The War of the Worlds by H.G. Wells

The War of the Worlds #1


They came from outer space -- Mars, to be exact.

With deadly heat-rays and giant fighting machine they want to conquer Earth and keep humans as their slaves.

Nothing seems to stop them as they spread terror and death across the planet. It is the start of the most important war in Earth's history.

And Earth will never be the same.

This edition of War of the Worlds includes a Introduction, Biographical Note, and Afterword by James Gunn.

"I felt no condemnation; yet the memory, static, unprogressive, haunted me. In the silence of the night, with that sense of nearness of God that sometimes comes into the stillness and the darkness, I stood my trial, my only trial, for that moment of wrath and fear."

Hey, I finally get the addition of the rapidly growing red weed that's in one in favorite game of all time, SNES Zombies Ate my Neighbors. These martians weren't hunting cheerleaders though!

 While the wording style is eloquent, beautiful, it fails to hold rapt focus. I think the main issue is the story is so distant from characterization and mainly fills itself out by describing everything - martians, their instruments, the lands, the horrors, the pit.

There's a few pieces of dialogue but mainly the lone traveler is kept with the company of his own mind, but still the author tells us little. The character has a wife but little else is known besides his slightly philosophical nature and definite strokes of luck and fortune. He escapes much while others just happen to not make that same fortunate escape.

Being a classic written in another time, the science and plausibility isn't as advanced with its sketching as something today would be -- but it was incredibly inventive, especially for its time period. We've copied this work on art in so many ways since. Originality is something that shines for The war of the worlds - we can only hope to be suitable imitators.

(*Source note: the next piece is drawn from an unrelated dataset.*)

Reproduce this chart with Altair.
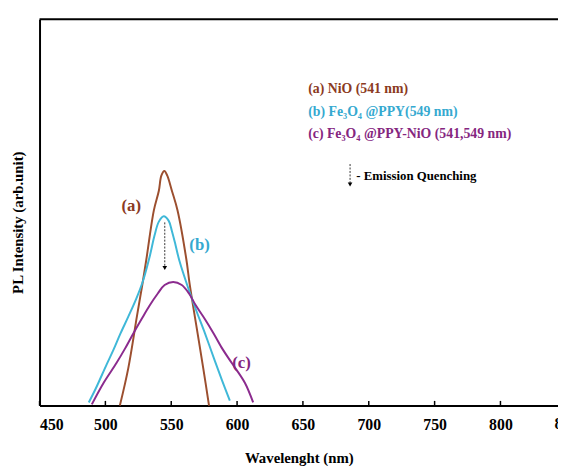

On the surface it is a story about the doom of man when the sky opens to release those vicious Martians - but the author enjoys later telling tales of how the human race is doomed and sort of deserves it because we have doomed others, the earth, and been unmerciful to the land, animals, and those tribes or peoples different from us. Wells raises the point of mankind ruthlessly wiping out others due to greed and savagery, without our current day giving it ample remorseful respect.

Bringing up animals, here is one quote among many that points the same theme out --

" inferior animal, a thing that for any passing whim of our masters might be hunted and killed. Perhaps they also prayed confidently to God. Surely, if we have learned nothing else, this war has taught us pity -- pity for those witless souls that suffer our dominion."

 H.G. Wells keeps the philosophy strong by also taking pains to show that, while the Martians are a horrifying creation we have a right to fear, we ourselves are scary to animals and other races we've conquered.

Does compare the monstrosity of the Martians with mad of how we destroy the world or have taken no mercy in history on previous human tribes. When describing the horrors of the Martians feeding, the author then states, "The bare idea of this is no doubt repulsive to us, but at the same time I think that we should remember how repulsive our carnivorous habits would seem to an intelligent rabbit."

An interesting concept - especially because of the radio forecast that led to historic panic - and the creativity of its times. On the downside, the lack of characterization gives a lack of attachment for the reader other than sci-fi colored curiosity. Description only stays interesting up to a point.

I've seen that some find the ending anti-climactic, but I loved it. It's fitting, makes reasonable sense, was happy in its way, horrible in its way, suiting in its way.

"He had swept it out of existence, it seemed, without any provocation, as a boy might crush an ant hill, in the mere wantonness of power."